Kabinet SBY Disebut ‘Pelupa Jilid II’

Laporan Wartawan Tribunnews.com, Alie Usman

TRIBUNNEWS.COM, JAKARTA – Kabinet Indonesia Bersatu jilid II dibawah komando Presiden Susilo Bambang Yudhoyono (SBY) dinilai lebih pantas disebut dengan Kabinet Pelupa jilid II lantaran dipandang selalu lupa dan mengabaikan apa yang telah menjadi sumpah dan janji mereka.

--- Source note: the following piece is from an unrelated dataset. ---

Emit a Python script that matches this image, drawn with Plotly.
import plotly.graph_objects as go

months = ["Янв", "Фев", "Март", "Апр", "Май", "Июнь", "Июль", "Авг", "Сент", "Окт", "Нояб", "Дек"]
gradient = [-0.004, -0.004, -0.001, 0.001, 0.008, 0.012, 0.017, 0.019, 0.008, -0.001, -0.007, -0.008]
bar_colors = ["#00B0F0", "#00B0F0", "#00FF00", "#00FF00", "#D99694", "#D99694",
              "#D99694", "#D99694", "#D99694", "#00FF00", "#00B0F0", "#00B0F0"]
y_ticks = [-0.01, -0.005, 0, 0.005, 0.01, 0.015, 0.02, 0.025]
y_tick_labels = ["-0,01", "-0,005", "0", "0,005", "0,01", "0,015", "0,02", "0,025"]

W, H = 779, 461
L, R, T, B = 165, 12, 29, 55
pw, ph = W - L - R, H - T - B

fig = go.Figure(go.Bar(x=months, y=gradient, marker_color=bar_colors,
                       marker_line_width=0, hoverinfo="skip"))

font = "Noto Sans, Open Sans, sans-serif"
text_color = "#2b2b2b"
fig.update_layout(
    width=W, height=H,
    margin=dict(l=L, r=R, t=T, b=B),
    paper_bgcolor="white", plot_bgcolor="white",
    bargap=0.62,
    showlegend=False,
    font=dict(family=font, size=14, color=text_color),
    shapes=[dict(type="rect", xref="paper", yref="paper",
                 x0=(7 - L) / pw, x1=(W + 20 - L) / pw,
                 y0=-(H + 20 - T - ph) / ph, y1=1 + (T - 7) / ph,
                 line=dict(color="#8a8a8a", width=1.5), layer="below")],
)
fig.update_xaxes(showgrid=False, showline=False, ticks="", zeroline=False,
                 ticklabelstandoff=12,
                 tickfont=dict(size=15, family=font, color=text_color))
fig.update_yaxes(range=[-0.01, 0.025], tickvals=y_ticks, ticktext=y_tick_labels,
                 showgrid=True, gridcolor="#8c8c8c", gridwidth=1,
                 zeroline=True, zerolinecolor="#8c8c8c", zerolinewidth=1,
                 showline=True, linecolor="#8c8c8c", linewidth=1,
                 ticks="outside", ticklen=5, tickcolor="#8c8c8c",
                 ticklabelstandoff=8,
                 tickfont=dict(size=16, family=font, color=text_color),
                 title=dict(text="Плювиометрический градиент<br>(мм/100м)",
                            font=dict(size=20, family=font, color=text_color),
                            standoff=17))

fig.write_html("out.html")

Sifat lupa tersebut juga terlihat dari banyaknya persoalan HAM yang hingga kini terus menumpuk tanpa pernah ada penyelesaian. Bahkan, pemerintah juga seolah melupakan kasus-kasus tersebut hingga harus menuai protes dari publik.

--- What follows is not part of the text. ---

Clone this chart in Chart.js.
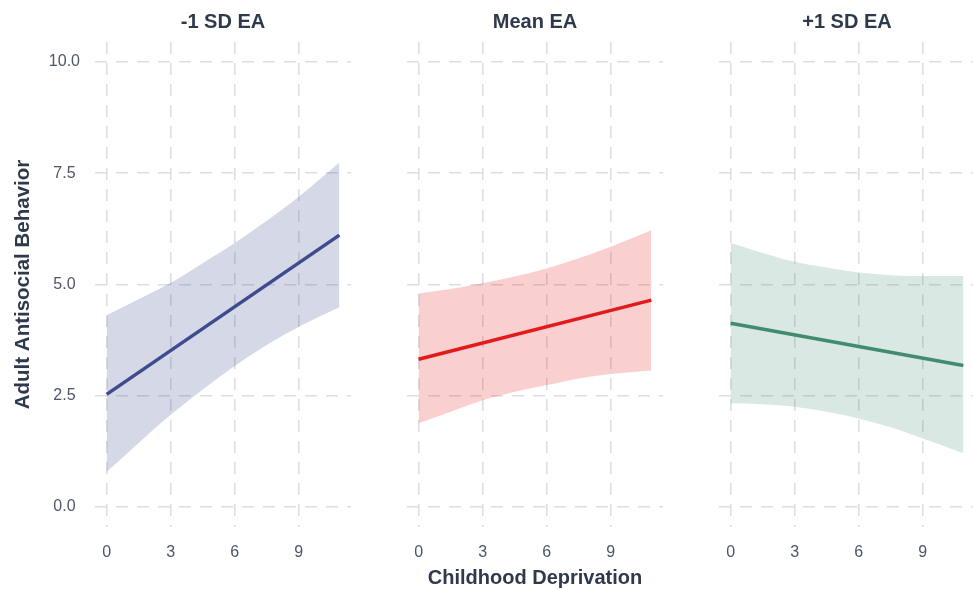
<!DOCTYPE html>
<html><head><meta charset="utf-8">
<script src="https://cdn.jsdelivr.net/npm/chart.js@4.4.0/dist/chart.umd.min.js"></script>
<style>
html,body{margin:0;padding:0;background:#fff;overflow:hidden;width:973px;height:590px;position:relative;}
canvas{position:absolute;top:0;}
</style></head><body>
<canvas id="c1" width="351" height="590" style="left:0px"></canvas>
<canvas id="c2" width="256" height="590" style="left:407px"></canvas>
<canvas id="c3" width="256" height="590" style="left:719px"></canvas>
<script>
const panelTitles = ['-1 SD EA', 'Mean EA', '+1 SD EA'];
const xTitle = 'Childhood Deprivation';
const yTitle = 'Adult Antisocial Behavior';
const xTicks = [0, 3, 6, 9];
const yTicks = [0, 2.5, 5, 7.5, 10];
const yTickLabels = ['0.0', '2.5', '5.0', '7.5', '10.0'];

const lineX = [0, 10.9];
const lineLow = [2.53, 6.11];
const lineMean = [3.32, 4.65];
const lineHigh = [4.13, 3.18];

const bandX = [0, 1.5, 3, 4.5, 6, 7.5, 9, 10.9];
const lowUpper = [4.31, 4.67, 5.04, 5.48, 5.93, 6.43, 6.97, 7.74];
const lowLower = [0.79, 1.44, 2.07, 2.64, 3.17, 3.64, 4.05, 4.49];
const meanUpper = [4.80, 4.90, 5.03, 5.18, 5.36, 5.59, 5.85, 6.22];
const meanLower = [1.88, 2.14, 2.40, 2.59, 2.74, 2.89, 2.99, 3.07];
const highUpper = [5.93, 5.71, 5.51, 5.38, 5.27, 5.21, 5.19, 5.19];
const highLower = [2.33, 2.31, 2.25, 2.14, 1.99, 1.79, 1.54, 1.21];

const FONT = "'Liberation Sans', Arial, sans-serif";
const GRID = '#dedede';
const DASH = [12, 9];
const TICKC = '#4d5666';
const TITLEC = '#2e3a4b';

function makeChart(id, idx, line, upper, lower, lineColor, bandColor) {
  const first = idx === 0;
  const middle = idx === 1;
  new Chart(document.getElementById(id), {
    type: 'line',
    data: {
      datasets: [
        { data: bandX.map((x, i) => ({x, y: upper[i]})), borderColor: 'rgba(0,0,0,0)', borderWidth: 0,
          pointRadius: 0, fill: '+1', backgroundColor: bandColor, tension: 0.4, cubicInterpolationMode: 'monotone', order: 2 },
        { data: bandX.map((x, i) => ({x, y: lower[i]})), borderColor: 'rgba(0,0,0,0)', borderWidth: 0,
          pointRadius: 0, fill: false, tension: 0.4, cubicInterpolationMode: 'monotone', order: 2 },
        { data: lineX.map((x, i) => ({x, y: line[i]})), borderColor: lineColor, borderWidth: 3.5,
          pointRadius: 0, fill: false, order: 1, borderCapStyle: 'butt' }
      ]
    },
    options: {
      responsive: false,
      animation: false,
      events: [],
      layout: { padding: 0 },
      plugins: {
        legend: { display: false },
        tooltip: { enabled: false },
        title: {
          display: true, text: panelTitles[idx], fullSize: false, color: TITLEC,
          font: { family: FONT, size: 20, weight: 'bold', lineHeight: 1.2 },
          padding: { top: 10, bottom: 8 }
        }
      },
      scales: {
        x: {
          type: 'linear', min: -0.545, max: 11.445,
          afterBuildTicks: s => { s.ticks = xTicks.map(v => ({ value: v })); },
          afterFit: s => { s.height = 63; s.paddingLeft = 0; s.paddingRight = 0; },
          ticks: { font: { family: FONT, size: 16 }, color: TICKC, padding: 16, maxRotation: 0, autoSkip: false,
                   callback: v => String(v) },
          grid: { color: GRID, lineWidth: 1.6, drawTicks: false, borderDash: DASH },
          border: { display: false, dash: DASH },
          title: { display: middle, text: xTitle, color: TITLEC,
                   font: { family: FONT, size: 20, weight: 'bold', lineHeight: 1.2 }, padding: { top: 0, bottom: 0 } }
        },
        y: {
          type: 'linear', min: -0.45, max: 10.45,
          afterBuildTicks: s => { s.ticks = yTicks.map(v => ({ value: v })); },
          afterFit: s => { s.width = first ? 95 : 0; s.paddingTop = 0; s.paddingBottom = 0; },
          ticks: { display: first, font: { family: FONT, size: 16 }, color: TICKC, padding: 15, crossAlign: 'center',
                   callback: v => yTickLabels[yTicks.indexOf(v)] },
          grid: { color: GRID, lineWidth: 1.6, drawTicks: false, borderDash: DASH },
          border: { display: false, dash: DASH },
          title: { display: first, text: yTitle, color: TITLEC,
                   font: { family: FONT, size: 20.5, weight: 'bold', lineHeight: 1.2 }, padding: { top: 11, bottom: 0 } }
        }
      }
    }
  });
}

makeChart('c1', 0, lineLow, lowUpper, lowLower, '#3e4b8f', 'rgba(63,77,143,0.22)');
makeChart('c2', 1, lineMean, meanUpper, meanLower, '#e31a1c', 'rgba(228,26,28,0.21)');
makeChart('c3', 2, lineHigh, highUpper, highLower, '#418c6e', 'rgba(65,140,110,0.2)');
</script>
</body></html>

Kepala Divisi Pemantauan Impunitas dan Pemenuhan Hak Korban, Kontras, Yati Andriani mengatakan, Kabinet Pelupa yang hingga kini masih menjadi pemegang kekuasaan negara jelas melukai perasaan rakyat dengan dilupakannya persoalan HAM yang hingga kini terkubur dari proses penegakan hukum yang adil.

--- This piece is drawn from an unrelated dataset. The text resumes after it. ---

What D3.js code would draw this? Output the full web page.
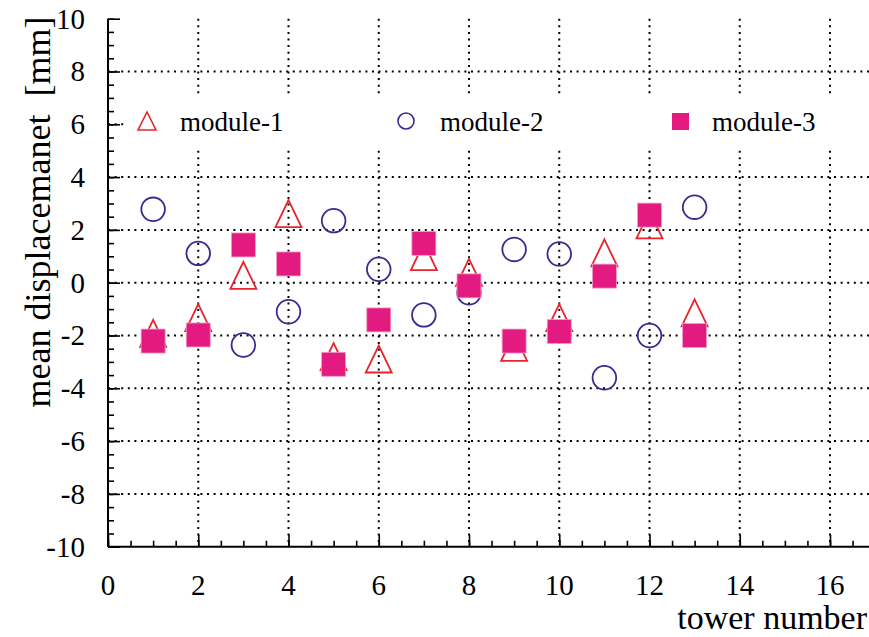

"Kabinet SBY adalah kabiinet pelupa. Katanya akan menyelesaikan pelanggaran HAM, tapi hingga saat ini belum ada realisasinya. Bahkan kasus penculikan paksa yang jelas-jelas sudah ada rekomendasi DPR setahun lalu pun tidak digubris," ujar Yati saat menggelar Pasar Lupa di depan Istana Negara. Minggu (17/10/2010).

Menurutnya, SBY tidak hanya secara sengaja melupakan kasus-kasus tersebut, tetapi juga pandai mengalihkan isyu dari satu kasus ke kasus yang lain dengan harapan mengaburkan persoalan hingga akhirnya dilupakan. Tercatat, sejumlah kasus pelanggaran HAM yang hingga kini belum ada kejelasan nasibnya.

Sebut saja kasus penghilangan dan penculikan paksa di tahun 1997-1998. Menurut Yati, kasus yang dekat saja tak digubris SBY, apalagi sejumlah kasus pelanggaran HAM serius seperti Tragedi 1965/1966, kasus Tanjung Priok (1984), kasus Talangsari (1989), kasus Trisaksi (1998), kasus Semanggi I dan II (1988-1999), dan kasus pembunuhan Munir (2004)

"Kami melihat sikap lupa ini ada dampak dari hiruk pikuk politik transaksi politik yang justru meminggirkan keluarga korban. Kami minta transaksi itu harus dihentikan. Kami justru mendesak untuk dibentuk secepatnya Peradilan HAM," ujarnya.